With the right temperature and in the presence of the plastic-eating bacteria, these plastics can turn into compost, the same way that we compost leaves and food waste. It takes some time before it happens, but they’re the best for the environment because no other plastic waste is left, and the carbon sequestered from plants is returned to the earth in the process.  

How does bioplastic help the environment?

Bioplastic helps the environment by giving the environment a chance to bring the plastic back into the earth with much less resistance than conventional plastics. Conventional plastics require at least 500 years to break down, and by that time, many of us here are gone. We need plastics that can perform conventional plastic’s mechanical duties but can be broken down into the earth more easily.

This is where conventional bioplastics come into the picture. Bioplastics drastically reduce the waste associated with plastic production. There is now a clear way to get the bioplastics into a state that they will naturally decompose, and the earth will take charge of the process.

Are Bioplastics Harmful?

Bioplastics are considered less harmful than conventional plastics precisely because they can be degraded naturally into environmentally inert constituents.

How are bioplastics made?

Bio-based plastics are manufactured from renewable sources, closing the gap and improving the sustainability of these plastics. Conventional plastics can only ever be made from petroleum-based byproducts. Some plastic manufacturers use a hybrid form of creating plastics – a portion of the plastic product remains sourced from fossil fuel, while more than half is made from renewable sources. These mixed bioplastics or biopolymers are not completely biodegradable. The portion of the plastic that is still manufactured from petroleum products will not break down alongside the organic feedstock portion.

Are Bioplastics Safe?

Bioplastics are safer for the environment because they can be degraded into inert components. However, they are not any safer for human health than their conventional plastic counterparts. According to recent studies, cellulose-based plastics and cornstarch-based plastics are the most toxic of biopolymers, and they also produce the most immediate toxic responses under laboratory conditions. In short, we are looking at bioplastics that are not as safe as we thought they are.

This is likely the next hurdle for manufacturers of bioplastics. They need to start devising ways to create fewer toxic polymers and have much lower health risks than conventional plastics. This is the next phase of bioplastics’ evolution, as we demand more accountability from these plastic manufacturers. The bioplastics not only have to be safe for the environment, but these bioplastics also have to be safe for humans, as we put our food in these bioplastics, too.

Current studies also reveal that the top 43 plastic types still contain over one thousand different compounds that can still be released into the immediate environment when the bioplastic is exposed to harsher conditions, such as higher temperature ranges.

These toxic substances have more or less the same effects as the toxins found in conventional plastics.

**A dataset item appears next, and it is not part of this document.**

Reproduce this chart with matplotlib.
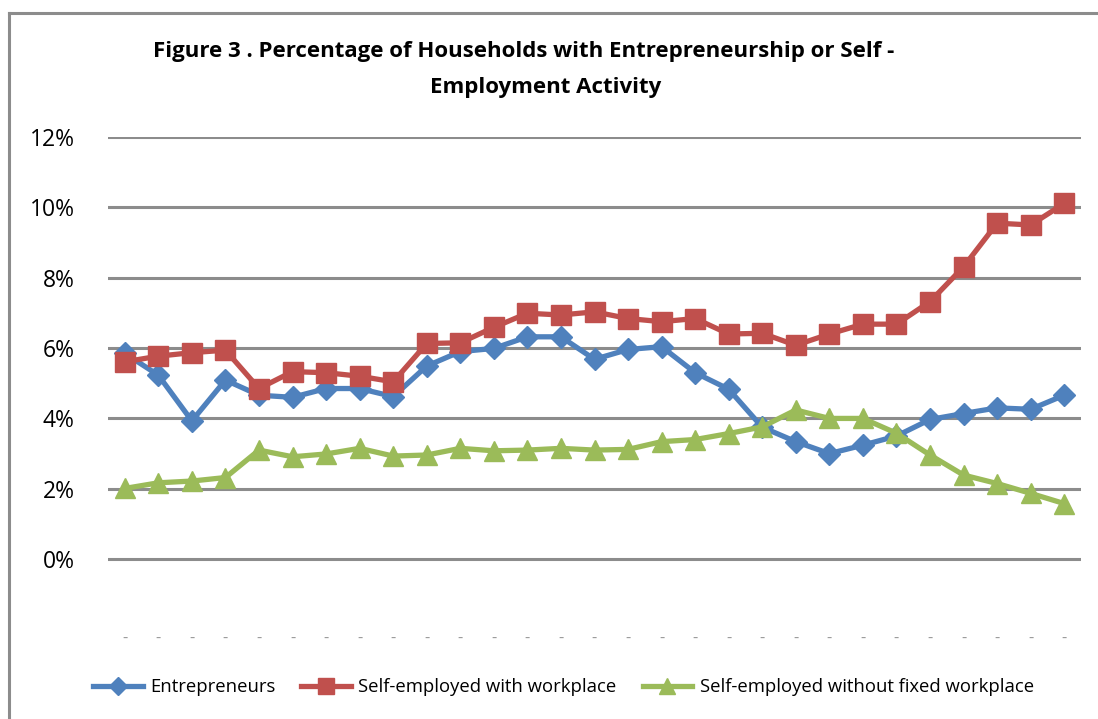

They can serve as emulators of natural hormones in the body, which can trigger medical conditions in humans in the long term.

So, if you think that bio-based plastics have a higher safety profile than conventional plastics, they don’t, so you should still be wary of using these constantly for food and beverages, and make sure that you follow the instructions of the manufacturers if you do buy bioplastic food containers, beverage bottles, and baby formula bottles.

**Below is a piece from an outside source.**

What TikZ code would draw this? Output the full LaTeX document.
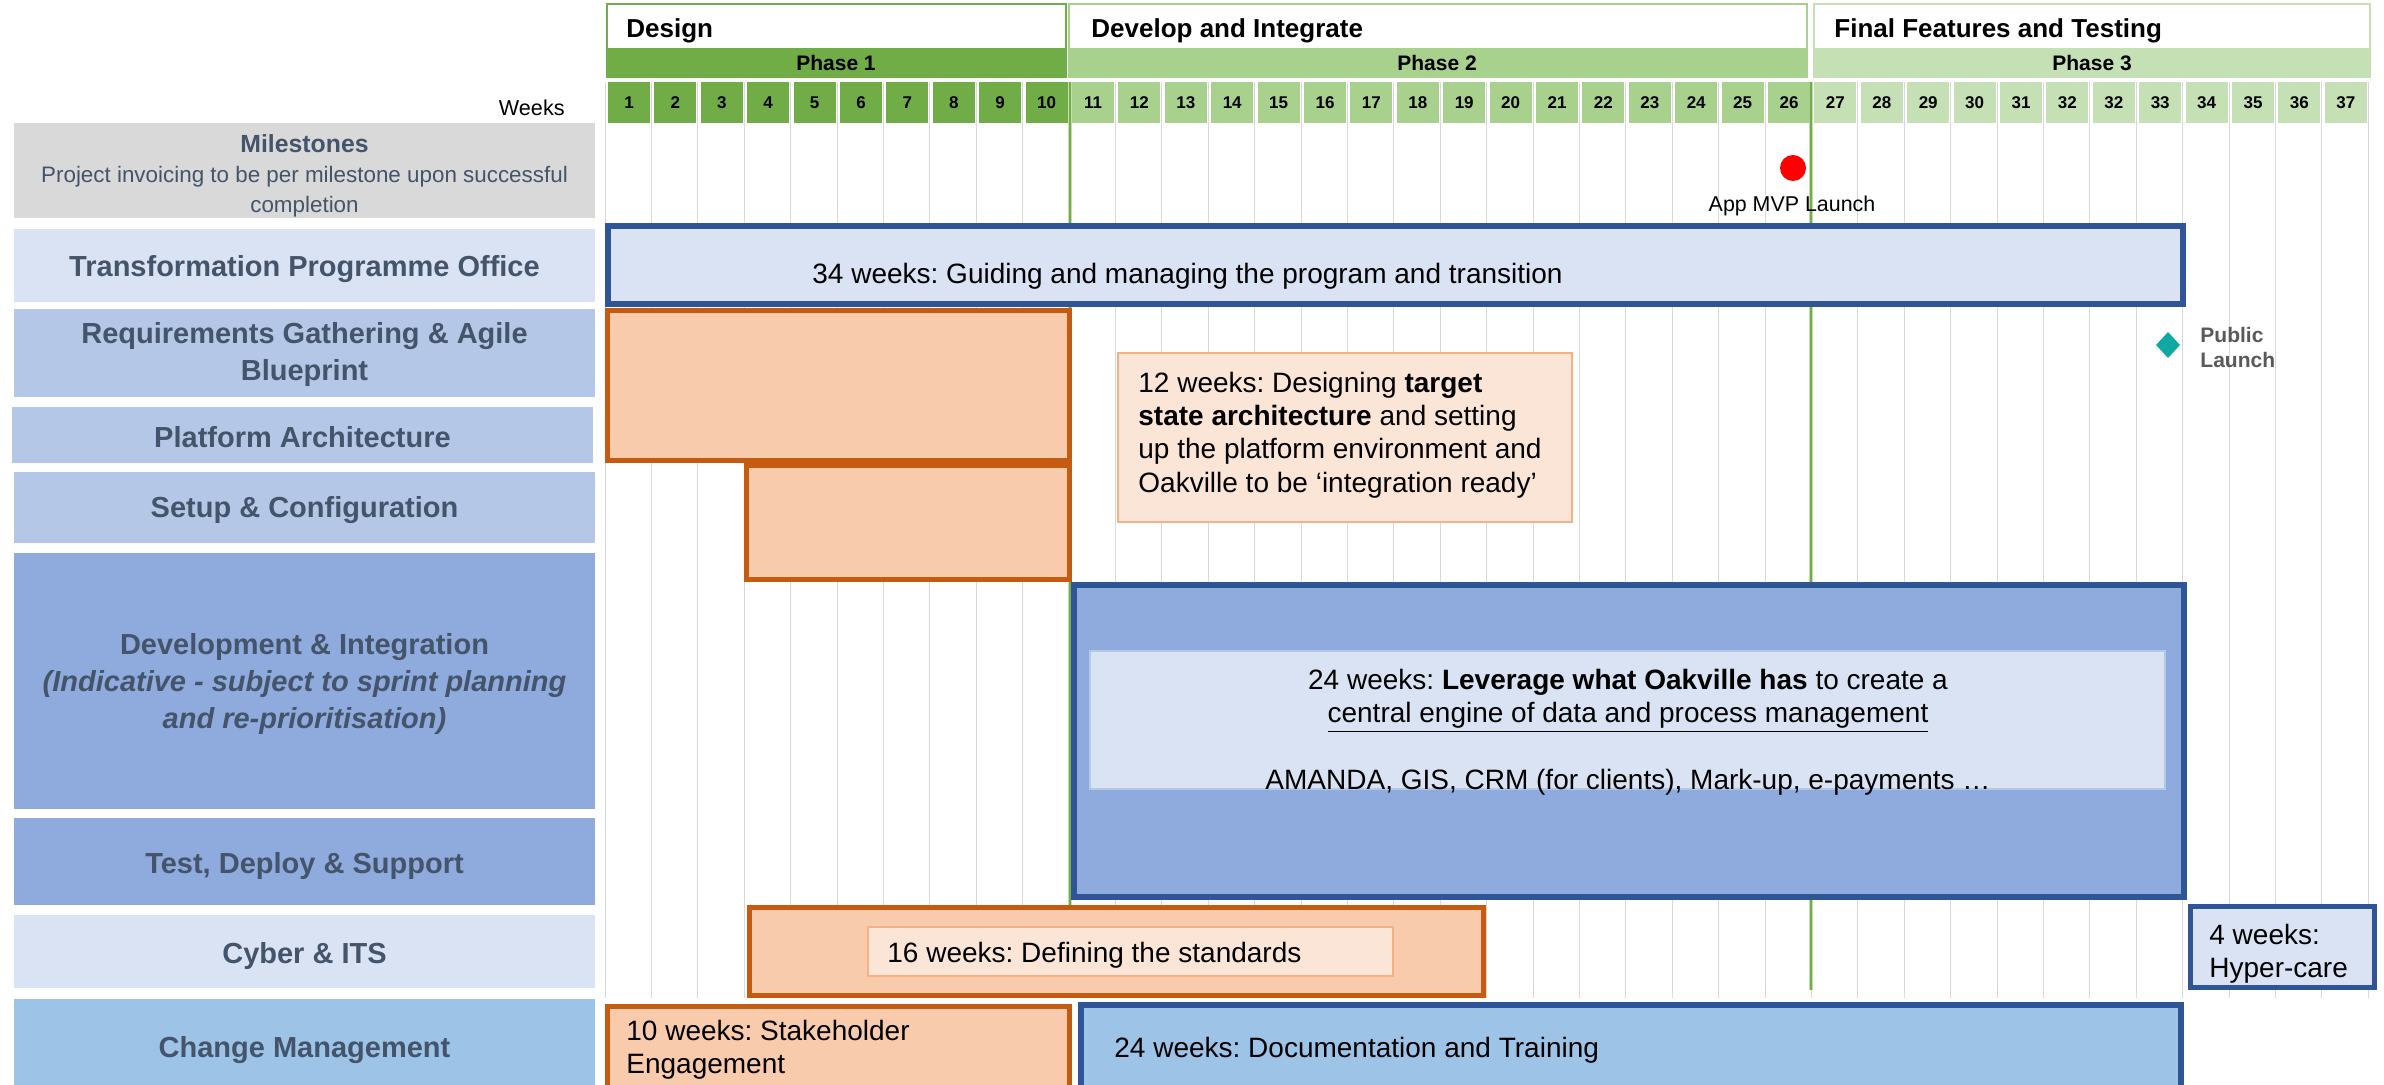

Are Bioplastics Ecofriendly?

Bioplastics are touted as more eco-friendly than other types of plastics, provided that they are sorted, collected, and brought to the proper facility for composting.

How long does corn plastic take to biodegrade?

If the corn plastic is placed in an industrial composting facility, the biodegradation process will take months. Suppose the corn plastic is added to a landfill where there is barely any oxygen, and there are no bacteria to feed on the bioplastic. In that case, it will take at least a thousand years before the stability of the plastic is broken naturally by age.